═════ DATASET EXCERPT
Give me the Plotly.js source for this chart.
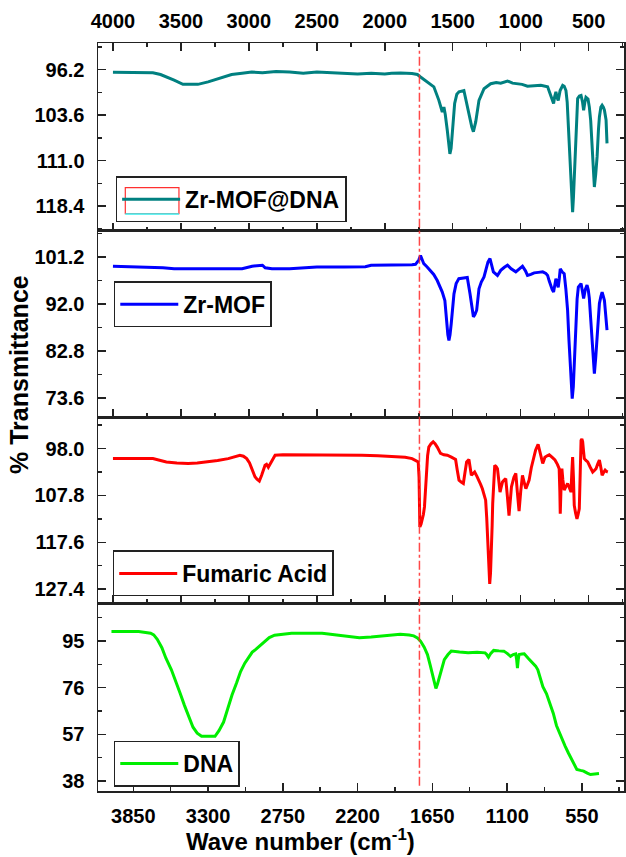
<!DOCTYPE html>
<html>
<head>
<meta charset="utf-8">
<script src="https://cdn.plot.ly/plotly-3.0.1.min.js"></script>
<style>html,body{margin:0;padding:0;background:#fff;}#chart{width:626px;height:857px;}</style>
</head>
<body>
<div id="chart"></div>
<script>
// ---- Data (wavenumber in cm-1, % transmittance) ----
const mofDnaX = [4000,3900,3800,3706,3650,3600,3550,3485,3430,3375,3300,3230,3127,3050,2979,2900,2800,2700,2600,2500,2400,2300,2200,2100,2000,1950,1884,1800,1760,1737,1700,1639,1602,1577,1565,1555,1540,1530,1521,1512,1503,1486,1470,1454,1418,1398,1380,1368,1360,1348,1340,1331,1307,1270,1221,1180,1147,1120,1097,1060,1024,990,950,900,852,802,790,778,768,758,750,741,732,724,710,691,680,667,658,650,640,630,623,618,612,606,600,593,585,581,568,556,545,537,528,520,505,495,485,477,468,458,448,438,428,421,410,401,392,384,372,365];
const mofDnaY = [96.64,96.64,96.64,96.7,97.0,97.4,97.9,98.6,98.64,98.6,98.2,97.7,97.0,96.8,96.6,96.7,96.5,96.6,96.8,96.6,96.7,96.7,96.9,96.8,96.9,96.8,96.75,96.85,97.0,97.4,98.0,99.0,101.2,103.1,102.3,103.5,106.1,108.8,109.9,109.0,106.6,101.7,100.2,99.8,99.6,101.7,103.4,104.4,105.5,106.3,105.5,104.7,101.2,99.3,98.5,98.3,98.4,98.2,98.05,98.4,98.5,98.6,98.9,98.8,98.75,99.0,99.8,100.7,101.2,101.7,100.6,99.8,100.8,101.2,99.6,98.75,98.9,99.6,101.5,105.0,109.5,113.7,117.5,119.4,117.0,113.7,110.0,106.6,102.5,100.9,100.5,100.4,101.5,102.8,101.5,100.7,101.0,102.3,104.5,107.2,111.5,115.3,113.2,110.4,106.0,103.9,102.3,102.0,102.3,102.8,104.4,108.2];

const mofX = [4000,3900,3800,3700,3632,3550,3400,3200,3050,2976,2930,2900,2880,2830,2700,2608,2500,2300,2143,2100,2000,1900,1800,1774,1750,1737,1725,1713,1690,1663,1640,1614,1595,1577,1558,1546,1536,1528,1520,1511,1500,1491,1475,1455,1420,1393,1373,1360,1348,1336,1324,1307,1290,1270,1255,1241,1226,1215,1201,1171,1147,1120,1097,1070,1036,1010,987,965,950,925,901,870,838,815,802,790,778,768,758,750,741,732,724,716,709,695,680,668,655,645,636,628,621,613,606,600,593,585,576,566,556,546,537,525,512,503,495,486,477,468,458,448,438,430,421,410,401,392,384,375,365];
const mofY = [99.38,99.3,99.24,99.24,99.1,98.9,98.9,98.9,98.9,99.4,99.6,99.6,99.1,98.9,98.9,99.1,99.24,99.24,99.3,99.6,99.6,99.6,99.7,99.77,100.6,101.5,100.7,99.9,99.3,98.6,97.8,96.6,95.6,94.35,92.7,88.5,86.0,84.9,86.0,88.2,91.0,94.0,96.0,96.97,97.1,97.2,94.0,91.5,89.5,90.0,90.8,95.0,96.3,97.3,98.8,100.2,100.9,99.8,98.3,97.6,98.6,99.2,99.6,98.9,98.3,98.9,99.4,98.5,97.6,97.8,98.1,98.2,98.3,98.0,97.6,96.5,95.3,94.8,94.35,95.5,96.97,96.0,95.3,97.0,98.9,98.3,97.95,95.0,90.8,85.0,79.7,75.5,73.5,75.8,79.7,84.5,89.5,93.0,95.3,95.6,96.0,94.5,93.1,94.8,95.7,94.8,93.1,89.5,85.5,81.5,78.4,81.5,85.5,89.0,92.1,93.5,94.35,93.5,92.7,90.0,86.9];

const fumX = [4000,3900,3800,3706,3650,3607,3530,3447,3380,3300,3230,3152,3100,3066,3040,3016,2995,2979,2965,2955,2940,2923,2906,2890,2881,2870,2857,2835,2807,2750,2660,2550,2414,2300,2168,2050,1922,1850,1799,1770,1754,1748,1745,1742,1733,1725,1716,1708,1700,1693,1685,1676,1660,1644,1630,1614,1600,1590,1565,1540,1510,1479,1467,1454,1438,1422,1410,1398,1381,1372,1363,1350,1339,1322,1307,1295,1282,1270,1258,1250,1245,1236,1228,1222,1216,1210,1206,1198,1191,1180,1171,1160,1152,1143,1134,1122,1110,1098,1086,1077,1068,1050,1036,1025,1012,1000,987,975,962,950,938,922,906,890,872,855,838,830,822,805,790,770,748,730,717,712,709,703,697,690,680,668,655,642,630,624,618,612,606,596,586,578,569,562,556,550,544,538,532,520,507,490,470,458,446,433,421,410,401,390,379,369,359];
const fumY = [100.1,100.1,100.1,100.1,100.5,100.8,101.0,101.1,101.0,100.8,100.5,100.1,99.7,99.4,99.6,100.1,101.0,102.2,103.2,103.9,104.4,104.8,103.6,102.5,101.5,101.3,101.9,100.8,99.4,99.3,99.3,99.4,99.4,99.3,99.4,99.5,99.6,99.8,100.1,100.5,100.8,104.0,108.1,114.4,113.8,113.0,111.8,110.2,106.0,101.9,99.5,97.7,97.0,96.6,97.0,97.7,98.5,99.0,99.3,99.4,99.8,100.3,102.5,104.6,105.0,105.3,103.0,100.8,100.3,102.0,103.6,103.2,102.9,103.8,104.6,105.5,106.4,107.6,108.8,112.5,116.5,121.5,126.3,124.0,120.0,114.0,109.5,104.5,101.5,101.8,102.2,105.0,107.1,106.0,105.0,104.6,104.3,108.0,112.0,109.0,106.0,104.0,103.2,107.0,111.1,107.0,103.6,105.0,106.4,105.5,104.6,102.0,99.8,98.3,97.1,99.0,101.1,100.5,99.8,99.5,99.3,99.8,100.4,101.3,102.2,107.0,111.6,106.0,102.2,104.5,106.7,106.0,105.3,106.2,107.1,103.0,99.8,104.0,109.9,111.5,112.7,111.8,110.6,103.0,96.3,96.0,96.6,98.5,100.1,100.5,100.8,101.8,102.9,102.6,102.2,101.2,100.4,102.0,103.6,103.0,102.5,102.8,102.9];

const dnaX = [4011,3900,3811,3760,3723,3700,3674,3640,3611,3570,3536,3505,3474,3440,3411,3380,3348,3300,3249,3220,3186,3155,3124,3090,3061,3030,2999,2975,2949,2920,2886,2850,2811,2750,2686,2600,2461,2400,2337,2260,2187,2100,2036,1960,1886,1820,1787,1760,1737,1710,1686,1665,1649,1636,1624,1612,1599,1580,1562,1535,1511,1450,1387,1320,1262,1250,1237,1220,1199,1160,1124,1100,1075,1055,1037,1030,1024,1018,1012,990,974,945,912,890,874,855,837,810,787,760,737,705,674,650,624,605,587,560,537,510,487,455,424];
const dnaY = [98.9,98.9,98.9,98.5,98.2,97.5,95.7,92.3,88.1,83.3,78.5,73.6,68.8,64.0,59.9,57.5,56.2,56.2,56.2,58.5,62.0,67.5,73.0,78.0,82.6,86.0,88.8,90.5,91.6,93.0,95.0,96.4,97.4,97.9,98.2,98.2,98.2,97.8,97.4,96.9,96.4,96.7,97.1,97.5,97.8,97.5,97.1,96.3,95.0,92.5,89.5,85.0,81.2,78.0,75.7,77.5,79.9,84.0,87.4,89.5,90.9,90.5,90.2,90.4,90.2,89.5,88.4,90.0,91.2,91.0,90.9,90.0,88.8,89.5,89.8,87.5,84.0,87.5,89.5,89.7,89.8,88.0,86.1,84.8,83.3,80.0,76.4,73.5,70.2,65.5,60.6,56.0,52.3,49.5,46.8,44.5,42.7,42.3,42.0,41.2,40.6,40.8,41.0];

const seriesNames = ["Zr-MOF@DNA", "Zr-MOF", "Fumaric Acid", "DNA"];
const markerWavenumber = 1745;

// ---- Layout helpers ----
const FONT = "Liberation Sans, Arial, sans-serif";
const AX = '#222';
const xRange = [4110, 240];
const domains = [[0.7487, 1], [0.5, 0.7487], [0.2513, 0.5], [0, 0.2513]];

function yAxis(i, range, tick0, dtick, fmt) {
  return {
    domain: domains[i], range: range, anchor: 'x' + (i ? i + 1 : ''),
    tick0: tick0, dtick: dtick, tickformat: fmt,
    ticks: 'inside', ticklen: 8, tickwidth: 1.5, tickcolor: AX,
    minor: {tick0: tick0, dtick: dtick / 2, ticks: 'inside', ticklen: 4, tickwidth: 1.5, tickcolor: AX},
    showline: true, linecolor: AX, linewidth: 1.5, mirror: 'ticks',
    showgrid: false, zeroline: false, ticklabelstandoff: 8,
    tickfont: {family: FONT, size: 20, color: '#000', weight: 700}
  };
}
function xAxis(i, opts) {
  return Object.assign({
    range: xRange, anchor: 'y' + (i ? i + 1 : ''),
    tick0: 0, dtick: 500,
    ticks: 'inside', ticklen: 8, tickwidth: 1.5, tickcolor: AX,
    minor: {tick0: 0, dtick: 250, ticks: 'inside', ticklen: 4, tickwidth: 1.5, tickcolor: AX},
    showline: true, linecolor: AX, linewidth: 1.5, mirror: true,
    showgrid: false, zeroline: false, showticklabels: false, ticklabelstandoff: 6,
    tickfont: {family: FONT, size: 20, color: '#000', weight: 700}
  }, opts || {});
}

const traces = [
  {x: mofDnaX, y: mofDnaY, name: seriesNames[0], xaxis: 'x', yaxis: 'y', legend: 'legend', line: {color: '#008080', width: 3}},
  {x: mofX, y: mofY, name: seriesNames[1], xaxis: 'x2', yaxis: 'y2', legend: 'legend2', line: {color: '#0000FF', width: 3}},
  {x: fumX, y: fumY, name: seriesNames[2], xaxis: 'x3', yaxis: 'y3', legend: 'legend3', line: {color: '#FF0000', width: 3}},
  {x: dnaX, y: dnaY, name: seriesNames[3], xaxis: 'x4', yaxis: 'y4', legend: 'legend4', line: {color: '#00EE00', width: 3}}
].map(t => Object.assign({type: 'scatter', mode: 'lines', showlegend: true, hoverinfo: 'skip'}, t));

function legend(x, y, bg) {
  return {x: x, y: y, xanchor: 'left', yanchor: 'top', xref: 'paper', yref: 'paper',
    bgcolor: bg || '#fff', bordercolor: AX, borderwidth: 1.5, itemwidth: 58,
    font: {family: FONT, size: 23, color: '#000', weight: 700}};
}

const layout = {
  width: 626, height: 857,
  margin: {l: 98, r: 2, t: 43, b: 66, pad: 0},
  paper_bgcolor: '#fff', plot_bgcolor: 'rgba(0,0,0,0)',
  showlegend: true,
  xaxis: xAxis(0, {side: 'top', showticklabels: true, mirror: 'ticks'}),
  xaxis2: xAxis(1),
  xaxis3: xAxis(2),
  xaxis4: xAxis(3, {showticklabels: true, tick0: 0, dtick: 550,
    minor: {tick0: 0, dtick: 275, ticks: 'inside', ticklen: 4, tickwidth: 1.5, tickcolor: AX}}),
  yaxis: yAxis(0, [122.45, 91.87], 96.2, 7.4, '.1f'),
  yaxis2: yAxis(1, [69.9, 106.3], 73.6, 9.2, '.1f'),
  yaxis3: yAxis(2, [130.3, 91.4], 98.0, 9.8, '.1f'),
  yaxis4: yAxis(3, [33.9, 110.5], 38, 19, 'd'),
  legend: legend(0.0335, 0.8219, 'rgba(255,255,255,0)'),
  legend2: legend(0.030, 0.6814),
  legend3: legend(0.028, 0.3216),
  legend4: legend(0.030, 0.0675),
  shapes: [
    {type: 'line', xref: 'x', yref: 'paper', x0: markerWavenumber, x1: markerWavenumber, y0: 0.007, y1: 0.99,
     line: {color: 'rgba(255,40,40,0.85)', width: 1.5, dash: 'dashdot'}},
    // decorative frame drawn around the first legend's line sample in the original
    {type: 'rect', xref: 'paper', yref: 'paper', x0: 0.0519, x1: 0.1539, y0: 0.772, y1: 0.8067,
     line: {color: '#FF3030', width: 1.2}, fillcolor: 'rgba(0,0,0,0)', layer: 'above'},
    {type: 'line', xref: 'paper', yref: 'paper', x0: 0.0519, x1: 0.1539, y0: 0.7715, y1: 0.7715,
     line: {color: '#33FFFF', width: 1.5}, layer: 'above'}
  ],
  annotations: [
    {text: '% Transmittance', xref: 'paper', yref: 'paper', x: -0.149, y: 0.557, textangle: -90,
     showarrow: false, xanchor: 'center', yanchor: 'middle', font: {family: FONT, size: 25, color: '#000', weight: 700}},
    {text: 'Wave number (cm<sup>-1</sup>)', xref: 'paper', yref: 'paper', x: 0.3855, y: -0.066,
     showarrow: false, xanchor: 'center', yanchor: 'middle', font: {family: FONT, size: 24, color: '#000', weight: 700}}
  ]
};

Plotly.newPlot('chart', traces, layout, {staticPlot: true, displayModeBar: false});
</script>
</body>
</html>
══════════
§ **DIRECTIVE**
Show each line of the listing that holds the string "chart".

§ **FULL SOLUTION**
Give me the Plotly.js source for this chart.
<style>html,body{margin:0;padding:0;background:#fff;}#chart{width:626px;height:857px;}</style>
<div id="chart"></div>
Plotly.newPlot('chart', traces, layout, {staticPlot: true, displayModeBar: false});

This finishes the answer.